Thanks for the replies! Sorry, 1 small correction, the timestep I used was 0.25fs. The times should be divided by half. 

I have tried adjusting the timestep to half (0.125fs) during the NEMD step for a smaller system. The two attached files are both equilibrated at 0.25fs timestep, but one is ran with NEMD using 0.125fs, and one is using 0.25fs. Interestingly, I get even more drift. It could be also dependent on the specific velocity configuration. I have seen the similar behaviour with a separate series of repeated runs, only changing the inital velocity seed. Some systems had drift, while others had less.

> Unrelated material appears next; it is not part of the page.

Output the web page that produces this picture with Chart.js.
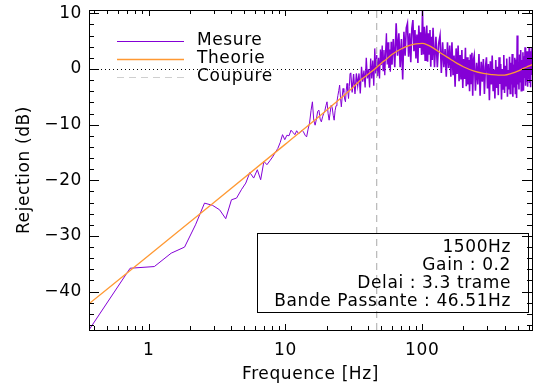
<!DOCTYPE html>
<html><head><meta charset="utf-8">
<script src="https://cdn.jsdelivr.net/npm/chart.js@4/dist/chart.umd.min.js"></script>
<style>html,body{margin:0;padding:0;background:#fff;}canvas{display:block;}</style>
</head><body>
<canvas id="c" width="533" height="389" style="width:533px;height:389px"></canvas>
<script>
// ---- measured rejection (Mesure) ----
const mesFreq = [
  0.366, 0.732, 1.10, 1.46, 1.83, 2.20, 2.56, 2.93, 3.30, 3.66, 4.03, 4.39, 4.76, 5.13, 5.49, 5.86, 6.23, 6.59, 6.96, 7.32,
  7.69, 8.06, 8.42, 8.79, 9.16, 9.52, 9.89, 10.25, 10.62, 10.99, 11.35, 11.72, 12.08, 12.45, 12.82, 13.18, 13.55, 13.92, 14.28, 14.65,
  15.01, 15.38, 15.75, 16.11, 16.48, 16.85, 17.21, 17.58, 17.94, 18.31, 18.68, 19.04, 19.41, 19.78, 20.14, 20.51, 20.87, 21.24, 21.61, 21.97,
  22.34, 22.71, 23.07, 23.44, 23.80, 24.17, 24.54, 24.90, 25.27, 25.63, 26.00, 26.37, 26.73, 27.10, 27.47, 27.83, 28.20, 28.56, 28.93, 29.30, 29.66,
  30, 30.75, 31.5, 32.25, 33, 33.75, 34.5, 35.25, 36, 36.75, 37.5, 38.25, 39, 39.75, 40.5, 41.25, 42, 42.75, 43.5, 44.25,
  45, 45.75, 46.5, 47.25, 48, 48.75, 49.5, 50.25, 51, 51.75, 52.5, 53.25, 54, 54.75, 55.5, 56.25, 57, 57.75, 58.5, 59.25,
  60, 61.5, 63, 64.5, 66, 67.5, 69, 70.5, 72, 73.5, 75, 76.5, 78, 79.5, 81, 82.5, 84, 85.5, 87, 88.5,
  90, 91.5, 93, 94.5, 96, 97.5, 99, 100.5, 102, 103.5, 105, 106.5, 108, 109.5, 111, 112.5, 114, 115.5, 117, 118.5,
  120, 123, 126, 129, 132, 135, 138, 141, 144, 147, 150, 153, 156, 159, 162, 165, 168, 171, 174, 177,
  180, 183, 186, 189, 192, 195, 198, 201, 204, 207, 210, 213, 216, 219, 222, 225, 228, 231, 234, 237,
  240, 245, 250, 255, 260, 265, 270, 275, 280, 285, 290, 295, 300, 305, 310, 315, 320, 325, 330, 335,
  340, 345, 350, 355, 360, 365, 370, 375, 380, 385, 390, 395, 400, 405, 410, 415, 420, 425, 430, 435,
  440, 445, 450, 455, 460, 465, 470, 475, 480, 485, 490, 495, 500, 505, 510, 515, 520, 525, 530, 535,
  540, 545, 550, 555, 560, 565, 570, 575, 580, 585, 590, 595, 600, 605, 610, 615, 620, 625, 630, 635, 640
];
const mesDb = [
  -46.9, -35.8, -35.5, -33.1, -32.0, -28.0, -24.1, -24.5, -25.3, -26.9, -23.5, -23.2, -21.7, -20.5, -18.6, -19.6, -18.1, -19.9, -16.6, -17.2,
  -16.5, -15.8, -15.0, -14.3, -13.2, -11.8, -12.7, -11.9, -12.0, -11.0, -11.4, -11.8, -11.1, -11.6, -11.4, -11.0, -11.3, -11.9, -12.2, -10.8,
  -9.7, -7.5, -5.9, -9.2, -10.1, -9.0, -7.6, -7.4, -9.0, -9.5, -8.6, -8.0, -7.5, -6.6, -5.9, -8.0, -9.2, -7.8, -6.5, -6.9,
  -8.3, -9.2, -7.5, -6.6, -5.9, -4.8, -3.9, -2.9, -5.2, -6.8, -5.0, -3.5, -4.2, -5.4, -5.9, -3.8, -2.6, -3.9, -5.3, -3.2, -0.8,
  -0.7, -4.2, -0.9, -4.5, -0.8, -3.0, -0.8, -4.4, 0.4, -2.3, -0.3, -3.3, 2.0, -1.7, 0.0, -3.3, 1.9, -1.7, 1.5, -3.0,
  3.7, -0.8, 2.5, -1.3, 2.0, -1.7, 3.5, 0.7, 4.2, -0.3, 3.4, -1.1, 3.2, 6.4, 0.8, 4.8, 0.2, 3.5, -0.5, 4.9,
  0.8, 5.4, 0.3, 8.2, 2.4, 6.4, 0.3, 5.4, -1.9, 6.7, 2.4, 7.4, 8.2, 2.2, 6.4, 1.2, 7.3, 8.8, 3.2, 7.0,
  1.9, 6.2, 1.1, 7.8, 3.8, 6.6, 2.5, 10.6, 2.6, 7.6, 1.6, 6.0, 7.8, 1.3, 6.4, 2.7, 7.0, 0.4, 5.8, 1.6,
  7.4, 0.3, 5.8, 0.3, 4.6, 6.0, -0.7, 4.8, 0.3, 3.6, -1.4, 4.8, 0.2, 4.2, -1.4, 4.8, -1.1, 2.4, -3.2, 3.7,
  -0.9, 4.2, -2.2, 2.5, -1.9, 3.4, -3.4, 1.8, -1.8, 3.8, -3.1, 2.1, -2.8, 1.6, -4.0, 2.6, -2.6, 2.9, -4.8, 1.6,
  2.4, -3.9, 1.1, -2.8, 2.7, -4.8, 1.3, -2.3, 1.8, -4.5, 0.3, 2.1, -3.5, 0.9, -5.6, 1.4, -2.8, 2.4, -4.0, -0.1,
  -5.3, 1.6, -3.4, 0.4, -4.7, 2.1, -2.7, 0.9, -5.5, 0.0, -3.6, 2.5, -4.3, 0.6, -3.0, 1.9, -5.0, -0.2, -3.7, 2.2,
  -4.4, 1.1, -2.8, 2.7, -5.0, 0.8, -3.2, 2.0, -4.4, 1.7, -5.2, 6.0, -2.8, 1.0, -3.7, 2.6, -2.3, 3.4, -3.9, 1.6,
  -2.7, 3.0, -3.9, 2.3, -1.6, 3.9, -3.0, 1.3, -2.3, 3.2, -3.2, 2.2, -1.8, 3.8, -2.5, 2.6, -3.3, 3.2, -1.1, 3.8, -1.8
];
// ---- theoretical rejection (Theorie) ----
const theoFreq = [0.366, 1, 3, 10, 20, 30, 35, 40, 45, 50, 55, 60, 70, 80, 90, 100, 110, 120, 140, 160, 180, 200, 240, 280, 320, 360, 400, 450, 500, 550, 600, 640];
const theoDb   = [-42.2, -33.5, -24.0, -13.5, -7.4, -3.7, -2.1, -1.0, 0.0, 1.0, 1.8, 2.6, 3.6, 4.2, 4.5, 4.6, 4.3, 3.8, 2.7, 1.8, 1.0, 0.4, -0.4, -0.8, -1.0, -1.1, -1.1, -0.8, -0.4, 0.1, 0.5, 0.8];
// ---- cutoff (Coupure) ----
const cutoffHz = 46.51;
// ---- axes ----
const xTicks = [1, 10, 100];
const yTicks = [-40, -30, -20, -10, 0, 10];
const xRange = [0.3662, 635];
const yRange = [-46.9, 10.6];
const seriesLabels = ['Mesure', 'Theorie', 'Coupure'];
const infoLines = ['1500Hz', 'Gain : 0.2', 'Delai : 3.3 trame', 'Bande Passante : 46.51Hz'];
const xTitle = 'Frequence [Hz]';
const yTitle = 'Rejection (dB)';

const FONT = "'DejaVu Sans', sans-serif";
const FS = 17;
const PURPLE = '#8400d6', ORANGE = '#ff9933', GREY = '#a8a8a8';

const decor = {
  id: 'decor',
  beforeDraw(chart) { chart.ctx.letterSpacing = '0.6px'; },
  beforeDatasetsDraw(chart) {
    const {ctx, chartArea: a, scales: {y}} = chart;
    const py = Math.round(y.getPixelForValue(0)) + 0.5;
    ctx.save();
    ctx.strokeStyle = '#000'; ctx.lineWidth = 1; ctx.setLineDash([1, 3]);
    ctx.beginPath(); ctx.moveTo(a.left, py); ctx.lineTo(a.right, py); ctx.stroke();
    ctx.restore();
  },
  afterDraw(chart) {
    const {ctx, chartArea: a, scales: {x, y}} = chart;
    ctx.save();
    ctx.strokeStyle = '#000'; ctx.lineWidth = 1; ctx.setLineDash([]);
    ctx.strokeRect(a.left + 0.5, a.top + 0.5, a.right - a.left, a.bottom - a.top);
    ctx.beginPath();
    for (let d = -1; d <= 3; d++) for (let m = 1; m <= 9; m++) {
      const v = m * Math.pow(10, d);
      if (v < x.min || v > x.max) continue;
      const px = Math.round(x.getPixelForValue(v)) + 0.5;
      const L = m === 1 ? 6 : 4;
      ctx.moveTo(px, a.bottom); ctx.lineTo(px, a.bottom - L);
      ctx.moveTo(px, a.top); ctx.lineTo(px, a.top + L);
    }
    for (let v = -46; v <= 10; v += 2) {
      const py = Math.round(y.getPixelForValue(v)) + 0.5;
      const L = v % 10 === 0 ? 10 : 5;
      ctx.moveTo(a.left, py); ctx.lineTo(a.left + L, py);
      ctx.moveTo(a.right, py); ctx.lineTo(a.right - L, py);
    }
    ctx.stroke();
    // legend
    ctx.font = FS + 'px ' + FONT;
    ctx.fillStyle = '#000';
    ctx.textAlign = 'left'; ctx.textBaseline = 'middle';
    chart.data.datasets.forEach((ds, i) => {
      const ly = Math.round(a.top + 30.7 + 18.3 * i) + 0.5;
      ctx.save();
      ctx.strokeStyle = i === 2 ? '#cfcfcf' : ds.borderColor;
      ctx.lineWidth = i === 0 ? 1 : ds.borderWidth;
      ctx.setLineDash(ds.borderDash || []);
      ctx.beginPath(); ctx.moveTo(a.left + 28, ly); ctx.lineTo(a.left + 95, ly); ctx.stroke();
      ctx.restore();
      ctx.fillText(ds.label, a.left + 108, ly - 1);
    });
    // info box
    ctx.strokeRect(257.5, 233.5, 271, 79);
    ctx.textAlign = 'right'; ctx.textBaseline = 'alphabetic';
    infoLines.forEach((t, i) => ctx.fillText(t, 511, 251.5 + 18.2 * i));
    ctx.restore();
  }
};

const fmtY = v => (v < 0 ? '\u2212' + Math.abs(v) : String(v));

new Chart(document.getElementById('c'), {
  type: 'line',
  data: {
    datasets: [
      { label: seriesLabels[0], data: mesFreq.map((f, i) => ({x: f, y: mesDb[i]})), borderColor: PURPLE, borderWidth: 1, pointRadius: 0, tension: 0, order: 2,
        segment: { borderWidth: c => (c.p0.parsed.x >= 60 ? 1.6 : (c.p0.parsed.x >= 30 ? 1.3 : 1)) } },
      { label: seriesLabels[1], data: theoFreq.map((f, i) => ({x: f, y: theoDb[i]})), borderColor: ORANGE, borderWidth: 1.3, pointRadius: 0, cubicInterpolationMode: 'monotone', order: 1 },
      { label: seriesLabels[2], data: [{x: cutoffHz, y: yRange[0]}, {x: cutoffHz, y: yRange[1]}], borderColor: GREY, borderWidth: 1, borderDash: [7, 5], pointRadius: 0, order: 0 }
    ]
  },
  options: {
    animation: false, responsive: false, events: [],
    layout: {padding: {top: 10, right: 1, left: 0, bottom: 0}},
    plugins: {legend: {display: false}, tooltip: {enabled: false}},
    scales: {
      x: {
        type: 'logarithmic', min: xRange[0], max: xRange[1],
        grid: {display: false, drawTicks: false}, border: {display: false},
        afterBuildTicks: s => { s.ticks = xTicks.map(v => ({value: v})); },
        afterFit: s => { s.height = 59; s.paddingLeft = 0; s.paddingRight = 0; },
        ticks: {color: '#000', font: {family: FONT, size: FS}, padding: 10, maxRotation: 0, autoSkip: false, callback: v => String(v)},
        title: {display: true, text: xTitle, color: '#000', font: {family: FONT, size: FS}, padding: {top: 0, bottom: 4}}
      },
      y: {
        min: yRange[0], max: yRange[1],
        grid: {display: false, drawTicks: false}, border: {display: false},
        afterBuildTicks: s => { s.ticks = yTicks.map(v => ({value: v})); },
        afterFit: s => { s.width = 89; s.paddingTop = 0; s.paddingBottom = 0; },
        ticks: {color: '#000', font: {family: FONT, size: FS}, padding: 7, callback: v => fmtY(v)},
        title: {display: true, text: yTitle, color: '#000', font: {family: FONT, size: FS}, padding: {top: 14, bottom: 0}}
      }
    }
  },
  plugins: [decor]
});
</script>
</body></html>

From: Benjamin Jensen <bdjensen@...1754...>
Sent: Thursday, December 14, 2017 7:51:03 AM
Cc: Thomas Zhang
Subject: Re: [lammps-users] Reaxff c/h/o energy conservation and temperature drift in NVE
The Chenoweth CHO parameters have some pretty steep gradients, and usually requires smaller than typical time steps for energy conservation. I wouldn't be surprised if 0.5 fs was still to large. I'd rerun with decreasing time steps and look for convergence.

On Wed, Dec 13, 2017 at 5:08 PM, Ray Shan <rshan@...1795...> wrote:
The ReaxFF combustion force field was fitted to describe the combustion of hydrocarbons, not graphene oxides.  You might just be using a force field that is not appropriate for your simulation.


On 12/13/17, 1:58 PM, "Thomas Zhang" <tk.zhang@...3421...> wrote:

Dear LAMMPS community,

This question is regarding the Reaxff c/h/o combustion force field (Chenoweth, Van duin, and Goddard, 2008). I am simulating Graphene Oxide (GO), and using the NVE ensemble with NEMD to calculate thermal conductivity. There are issues with energy conservation in the NVE ensemble. For example, one system is GO with 50% oxygen (hydroxyl) concentration. The system is first equilibrated using NPT at 300K for 4ns, and a timestep of 0.5fs. Then it is transitioned from NVT to NVE for 25ps each. When the calculation is done in NVE, and a heat flux is applied (using the M-P algorithm), the temperature drifts from 300K - ~370K in the span of 300ps, as shown in the first attached file. Most likely the equilibration and timestep used are sufficient. This issue is less pronounced when the temperature gradient is removed.

I have tested the same methodology (NEMD) with Silicon using the SW potential, and the temperature does not drift at all, as shown by the second attached file.